Data block

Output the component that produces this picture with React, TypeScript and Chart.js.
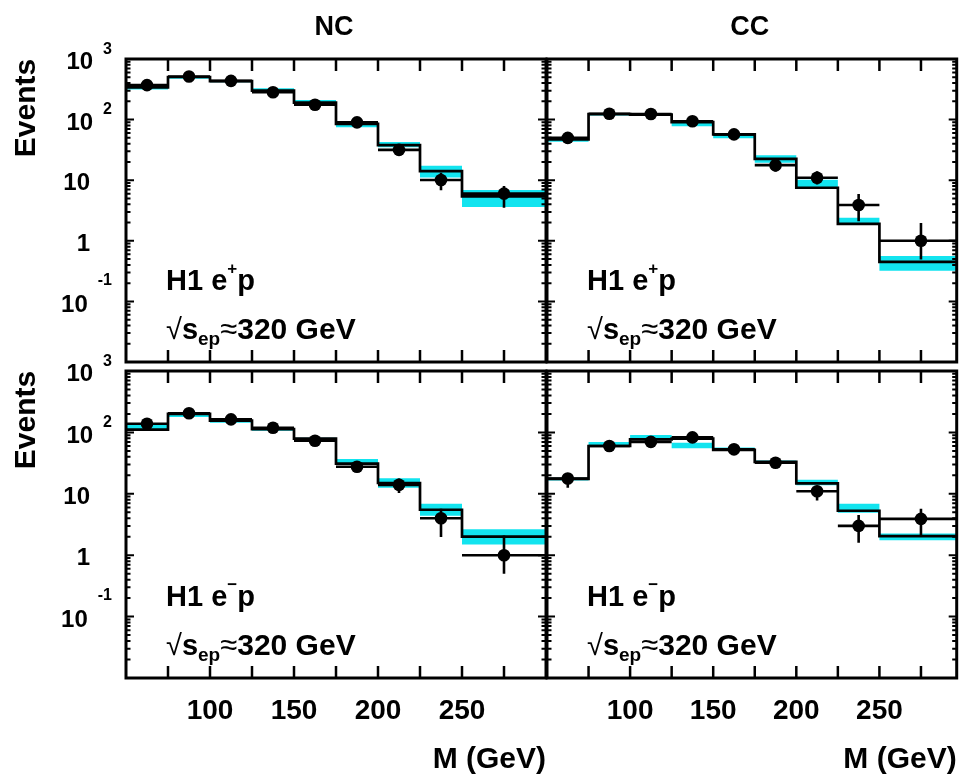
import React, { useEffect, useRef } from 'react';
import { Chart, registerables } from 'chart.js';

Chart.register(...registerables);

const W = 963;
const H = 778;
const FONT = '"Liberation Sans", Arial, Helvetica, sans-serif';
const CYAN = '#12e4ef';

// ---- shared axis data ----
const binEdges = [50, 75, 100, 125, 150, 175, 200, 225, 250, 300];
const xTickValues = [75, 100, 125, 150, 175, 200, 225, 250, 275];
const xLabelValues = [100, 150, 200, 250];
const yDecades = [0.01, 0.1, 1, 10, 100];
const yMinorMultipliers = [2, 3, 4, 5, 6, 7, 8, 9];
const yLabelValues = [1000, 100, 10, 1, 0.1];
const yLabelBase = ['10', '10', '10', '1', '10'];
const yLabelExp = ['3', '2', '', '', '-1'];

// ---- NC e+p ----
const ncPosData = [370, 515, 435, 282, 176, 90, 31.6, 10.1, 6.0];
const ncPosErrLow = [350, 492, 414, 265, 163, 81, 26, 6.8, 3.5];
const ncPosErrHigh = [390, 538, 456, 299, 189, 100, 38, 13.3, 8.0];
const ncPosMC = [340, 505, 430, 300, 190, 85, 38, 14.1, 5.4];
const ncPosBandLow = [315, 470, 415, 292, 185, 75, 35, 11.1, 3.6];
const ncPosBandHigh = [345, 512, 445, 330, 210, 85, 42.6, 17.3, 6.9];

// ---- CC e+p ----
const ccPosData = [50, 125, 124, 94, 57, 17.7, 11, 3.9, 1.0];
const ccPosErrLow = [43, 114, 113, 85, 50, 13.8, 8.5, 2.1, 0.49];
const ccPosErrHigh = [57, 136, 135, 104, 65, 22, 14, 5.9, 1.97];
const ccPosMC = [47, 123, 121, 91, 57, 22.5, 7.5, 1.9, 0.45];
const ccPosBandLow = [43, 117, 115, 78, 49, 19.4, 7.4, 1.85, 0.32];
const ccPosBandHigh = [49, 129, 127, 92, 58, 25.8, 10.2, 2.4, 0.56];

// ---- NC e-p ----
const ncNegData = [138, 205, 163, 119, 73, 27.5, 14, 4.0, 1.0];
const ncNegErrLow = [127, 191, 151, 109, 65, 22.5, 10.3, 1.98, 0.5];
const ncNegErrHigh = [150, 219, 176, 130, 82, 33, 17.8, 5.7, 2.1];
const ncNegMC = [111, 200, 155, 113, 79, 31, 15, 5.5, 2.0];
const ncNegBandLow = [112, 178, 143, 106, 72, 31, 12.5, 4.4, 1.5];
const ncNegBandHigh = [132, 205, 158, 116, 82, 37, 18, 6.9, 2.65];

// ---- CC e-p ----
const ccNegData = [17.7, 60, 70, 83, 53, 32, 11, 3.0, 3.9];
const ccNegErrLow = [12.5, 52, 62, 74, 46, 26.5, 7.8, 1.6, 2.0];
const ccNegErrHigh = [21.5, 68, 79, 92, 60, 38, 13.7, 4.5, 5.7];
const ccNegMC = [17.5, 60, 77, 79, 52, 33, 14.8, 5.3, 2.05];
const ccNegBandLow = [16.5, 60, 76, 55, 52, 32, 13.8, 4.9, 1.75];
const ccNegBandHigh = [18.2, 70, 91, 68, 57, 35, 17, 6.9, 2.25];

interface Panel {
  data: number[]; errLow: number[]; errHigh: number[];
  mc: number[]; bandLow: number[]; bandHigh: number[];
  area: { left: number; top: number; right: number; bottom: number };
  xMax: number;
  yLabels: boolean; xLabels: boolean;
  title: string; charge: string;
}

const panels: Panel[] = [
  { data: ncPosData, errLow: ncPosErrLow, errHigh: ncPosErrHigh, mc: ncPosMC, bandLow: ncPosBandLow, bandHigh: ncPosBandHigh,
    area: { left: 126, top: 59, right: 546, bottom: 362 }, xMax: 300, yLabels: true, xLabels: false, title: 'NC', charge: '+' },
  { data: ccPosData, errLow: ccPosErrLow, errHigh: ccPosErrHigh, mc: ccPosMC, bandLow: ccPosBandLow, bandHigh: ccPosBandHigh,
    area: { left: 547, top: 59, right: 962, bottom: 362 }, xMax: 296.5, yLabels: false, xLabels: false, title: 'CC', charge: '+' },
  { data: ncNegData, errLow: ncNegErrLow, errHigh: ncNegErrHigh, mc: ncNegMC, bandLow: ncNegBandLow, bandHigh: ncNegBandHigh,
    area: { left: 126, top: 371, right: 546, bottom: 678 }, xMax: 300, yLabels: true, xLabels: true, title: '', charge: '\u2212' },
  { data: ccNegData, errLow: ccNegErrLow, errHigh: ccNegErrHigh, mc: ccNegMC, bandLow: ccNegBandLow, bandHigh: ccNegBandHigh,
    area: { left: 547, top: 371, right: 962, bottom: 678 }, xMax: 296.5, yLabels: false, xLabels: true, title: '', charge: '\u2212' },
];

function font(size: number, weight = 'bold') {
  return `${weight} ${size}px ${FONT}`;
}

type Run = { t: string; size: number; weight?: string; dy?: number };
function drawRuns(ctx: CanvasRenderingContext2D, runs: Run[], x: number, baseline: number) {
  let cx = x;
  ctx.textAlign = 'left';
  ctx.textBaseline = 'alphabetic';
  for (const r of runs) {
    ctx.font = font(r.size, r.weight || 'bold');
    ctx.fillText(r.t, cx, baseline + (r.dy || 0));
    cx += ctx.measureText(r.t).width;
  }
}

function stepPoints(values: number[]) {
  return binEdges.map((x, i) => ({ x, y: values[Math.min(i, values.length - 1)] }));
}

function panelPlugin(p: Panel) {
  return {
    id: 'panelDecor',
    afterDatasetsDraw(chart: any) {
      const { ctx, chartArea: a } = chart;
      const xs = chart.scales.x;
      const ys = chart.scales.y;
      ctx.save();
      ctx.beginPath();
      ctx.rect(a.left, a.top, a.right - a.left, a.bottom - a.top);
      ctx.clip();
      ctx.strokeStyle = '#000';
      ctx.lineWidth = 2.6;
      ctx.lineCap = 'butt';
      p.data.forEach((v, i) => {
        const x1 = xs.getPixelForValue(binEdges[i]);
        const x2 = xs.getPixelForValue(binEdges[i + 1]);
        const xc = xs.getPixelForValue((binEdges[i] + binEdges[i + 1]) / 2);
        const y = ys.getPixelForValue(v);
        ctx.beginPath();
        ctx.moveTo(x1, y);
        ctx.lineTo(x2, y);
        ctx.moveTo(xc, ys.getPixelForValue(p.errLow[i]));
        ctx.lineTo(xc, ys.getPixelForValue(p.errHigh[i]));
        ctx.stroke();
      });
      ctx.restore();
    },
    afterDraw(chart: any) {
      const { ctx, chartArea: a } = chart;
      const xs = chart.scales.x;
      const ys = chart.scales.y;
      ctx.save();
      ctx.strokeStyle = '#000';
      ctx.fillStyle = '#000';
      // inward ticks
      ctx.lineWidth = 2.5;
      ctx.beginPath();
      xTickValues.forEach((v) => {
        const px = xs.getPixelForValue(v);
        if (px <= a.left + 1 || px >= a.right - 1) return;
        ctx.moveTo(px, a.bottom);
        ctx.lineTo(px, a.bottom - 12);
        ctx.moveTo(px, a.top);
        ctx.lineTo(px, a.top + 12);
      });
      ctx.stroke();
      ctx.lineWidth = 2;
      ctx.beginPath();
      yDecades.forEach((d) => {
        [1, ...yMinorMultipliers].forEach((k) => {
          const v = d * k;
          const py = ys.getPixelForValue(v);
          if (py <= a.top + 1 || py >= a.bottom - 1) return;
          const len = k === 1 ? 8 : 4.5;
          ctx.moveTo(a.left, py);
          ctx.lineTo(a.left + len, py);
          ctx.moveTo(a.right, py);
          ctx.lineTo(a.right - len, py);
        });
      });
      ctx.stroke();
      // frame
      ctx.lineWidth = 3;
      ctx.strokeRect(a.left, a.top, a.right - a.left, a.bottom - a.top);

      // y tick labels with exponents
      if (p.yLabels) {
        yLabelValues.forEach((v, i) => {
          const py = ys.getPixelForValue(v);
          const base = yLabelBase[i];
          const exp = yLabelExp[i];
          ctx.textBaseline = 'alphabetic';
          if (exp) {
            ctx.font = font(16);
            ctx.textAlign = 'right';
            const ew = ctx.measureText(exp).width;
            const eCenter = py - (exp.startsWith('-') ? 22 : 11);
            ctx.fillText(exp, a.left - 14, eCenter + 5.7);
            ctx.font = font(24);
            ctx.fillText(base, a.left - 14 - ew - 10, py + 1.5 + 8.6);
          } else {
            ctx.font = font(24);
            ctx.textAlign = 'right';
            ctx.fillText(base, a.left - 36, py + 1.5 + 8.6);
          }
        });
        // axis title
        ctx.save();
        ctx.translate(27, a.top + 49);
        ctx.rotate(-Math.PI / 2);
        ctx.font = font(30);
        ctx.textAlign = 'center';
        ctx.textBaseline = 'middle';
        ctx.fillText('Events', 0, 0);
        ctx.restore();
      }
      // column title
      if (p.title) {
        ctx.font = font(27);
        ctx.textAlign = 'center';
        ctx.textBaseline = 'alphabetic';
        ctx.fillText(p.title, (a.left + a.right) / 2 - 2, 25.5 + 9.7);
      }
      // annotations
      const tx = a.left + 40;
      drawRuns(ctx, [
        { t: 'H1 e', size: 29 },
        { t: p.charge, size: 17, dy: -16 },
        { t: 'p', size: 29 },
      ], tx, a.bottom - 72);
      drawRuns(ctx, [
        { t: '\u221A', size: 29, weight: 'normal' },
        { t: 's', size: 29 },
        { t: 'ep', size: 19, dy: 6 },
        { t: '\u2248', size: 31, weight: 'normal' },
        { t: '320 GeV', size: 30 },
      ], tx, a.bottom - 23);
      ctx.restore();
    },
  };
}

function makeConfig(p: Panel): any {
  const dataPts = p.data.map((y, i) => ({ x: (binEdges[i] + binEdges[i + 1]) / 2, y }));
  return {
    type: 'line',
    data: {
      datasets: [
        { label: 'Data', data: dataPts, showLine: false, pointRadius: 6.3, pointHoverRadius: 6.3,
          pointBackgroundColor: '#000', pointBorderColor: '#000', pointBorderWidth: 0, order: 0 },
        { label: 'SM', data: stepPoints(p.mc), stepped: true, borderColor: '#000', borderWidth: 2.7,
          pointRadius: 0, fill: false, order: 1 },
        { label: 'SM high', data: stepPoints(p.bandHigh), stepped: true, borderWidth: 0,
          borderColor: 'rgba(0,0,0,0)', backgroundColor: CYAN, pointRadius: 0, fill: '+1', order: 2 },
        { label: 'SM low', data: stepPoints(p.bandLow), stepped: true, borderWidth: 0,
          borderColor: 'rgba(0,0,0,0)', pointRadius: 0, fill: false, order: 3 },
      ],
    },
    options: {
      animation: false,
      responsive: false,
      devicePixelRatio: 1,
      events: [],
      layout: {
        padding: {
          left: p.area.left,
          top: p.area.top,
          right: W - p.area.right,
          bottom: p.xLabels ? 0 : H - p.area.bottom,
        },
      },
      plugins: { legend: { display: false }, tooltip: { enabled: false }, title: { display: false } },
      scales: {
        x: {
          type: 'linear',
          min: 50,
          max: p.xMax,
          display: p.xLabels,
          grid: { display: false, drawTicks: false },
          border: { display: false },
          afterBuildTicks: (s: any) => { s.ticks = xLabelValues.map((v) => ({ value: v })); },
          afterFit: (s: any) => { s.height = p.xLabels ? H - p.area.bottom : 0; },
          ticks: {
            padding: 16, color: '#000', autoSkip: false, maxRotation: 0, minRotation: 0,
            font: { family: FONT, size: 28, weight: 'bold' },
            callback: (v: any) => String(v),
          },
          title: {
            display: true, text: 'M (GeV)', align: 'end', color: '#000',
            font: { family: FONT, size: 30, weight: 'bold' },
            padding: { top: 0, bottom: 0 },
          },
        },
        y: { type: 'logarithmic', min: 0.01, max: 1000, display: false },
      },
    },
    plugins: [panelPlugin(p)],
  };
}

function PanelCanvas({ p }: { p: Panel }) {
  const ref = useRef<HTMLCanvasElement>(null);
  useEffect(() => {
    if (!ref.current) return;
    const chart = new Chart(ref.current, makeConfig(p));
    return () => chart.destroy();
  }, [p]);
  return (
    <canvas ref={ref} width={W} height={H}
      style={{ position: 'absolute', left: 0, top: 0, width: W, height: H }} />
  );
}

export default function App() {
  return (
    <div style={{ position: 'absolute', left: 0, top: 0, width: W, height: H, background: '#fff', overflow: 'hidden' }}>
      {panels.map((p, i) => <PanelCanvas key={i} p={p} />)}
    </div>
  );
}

What is asked
Repeat, with no pictures, each line from the beginning of the data through the line containing "42.6, 17.3, 6.9];", inclusive.

Solution for this problem
Output the component that produces this picture with React, TypeScript and Chart.js.
import React, { useEffect, useRef } from 'react';
import { Chart, registerables } from 'chart.js';

Chart.register(...registerables);

const W = 963;
const H = 778;
const FONT = '"Liberation Sans", Arial, Helvetica, sans-serif';
const CYAN = '#12e4ef';

// ---- shared axis data ----
const binEdges = [50, 75, 100, 125, 150, 175, 200, 225, 250, 300];
const xTickValues = [75, 100, 125, 150, 175, 200, 225, 250, 275];
const xLabelValues = [100, 150, 200, 250];
const yDecades = [0.01, 0.1, 1, 10, 100];
const yMinorMultipliers = [2, 3, 4, 5, 6, 7, 8, 9];
const yLabelValues = [1000, 100, 10, 1, 0.1];
const yLabelBase = ['10', '10', '10', '1', '10'];
const yLabelExp = ['3', '2', '', '', '-1'];

// ---- NC e+p ----
const ncPosData = [370, 515, 435, 282, 176, 90, 31.6, 10.1, 6.0];
const ncPosErrLow = [350, 492, 414, 265, 163, 81, 26, 6.8, 3.5];
const ncPosErrHigh = [390, 538, 456, 299, 189, 100, 38, 13.3, 8.0];
const ncPosMC = [340, 505, 430, 300, 190, 85, 38, 14.1, 5.4];
const ncPosBandLow = [315, 470, 415, 292, 185, 75, 35, 11.1, 3.6];
const ncPosBandHigh = [345, 512, 445, 330, 210, 85, 42.6, 17.3, 6.9];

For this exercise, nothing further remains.